I think this exposure is gonna be something similar to the 1004MC which caused appraisers to think about things they hadn't in the past; but, other then scenarios of larger significant concessions, is it really adding significant credibility and accuracy or is it just looking to add another layer of scope creep that may or may not be necessary to produce a credible analysis? I don't really know. Analyze seller concessions? Of course!! Over-anlyze a 2% concession given the lack of statistical accuracy of the final appraised value? We need to know how to accomplish this but must also be allowed to draw that line of reason.
Over the past few years the appraisal process has become more complicated and regulated. It feels to me that we, as appraisers, seem to be losing creditablity, not to mention our sanity. We now have to complete a new UAD form so a computer can read the appraisal. The reader has a full page of Definitions in order to decipher what the appraisal actually says about the home.

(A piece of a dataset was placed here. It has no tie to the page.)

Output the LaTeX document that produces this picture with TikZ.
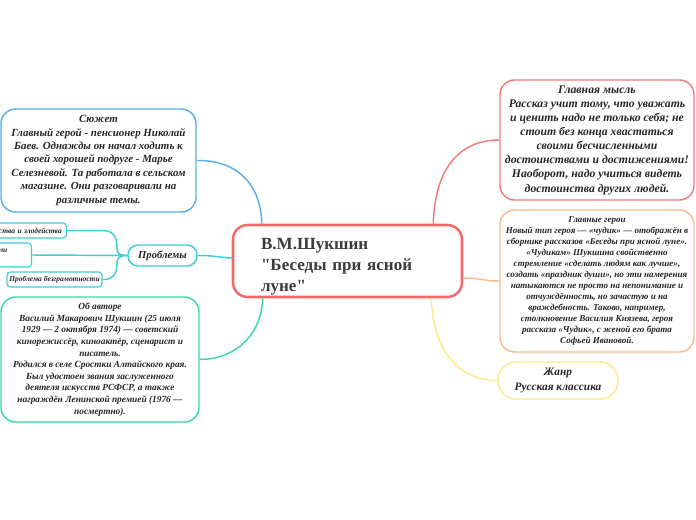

Now it appears a Discounted Cash Flow anaylsis is being looked at to establish Seller Concessions. Really??? Do we really think the Seller Concessions are considered to this extent during the negotation process? The majority of buyers and sellers, not to mention Real Estate Agents and Residential Appraisers, have probably not heard of Discounted Cash Flow, much less how to calculate it.
Listing and Selling Agents are fairly easy to contact to establish what kind of an impact the concessions may have had on the negotation process and the final purchase price, if in fact they do return phone calls or emails. The purchasers and sellers are much harder to contact. Do we really think a Seller is going to state that they would have NOT accepted the offer had they not paid the concessions?
If the concessions exceed the typical 0-3% an adjustment should be made. What is wrong with that simple calculation?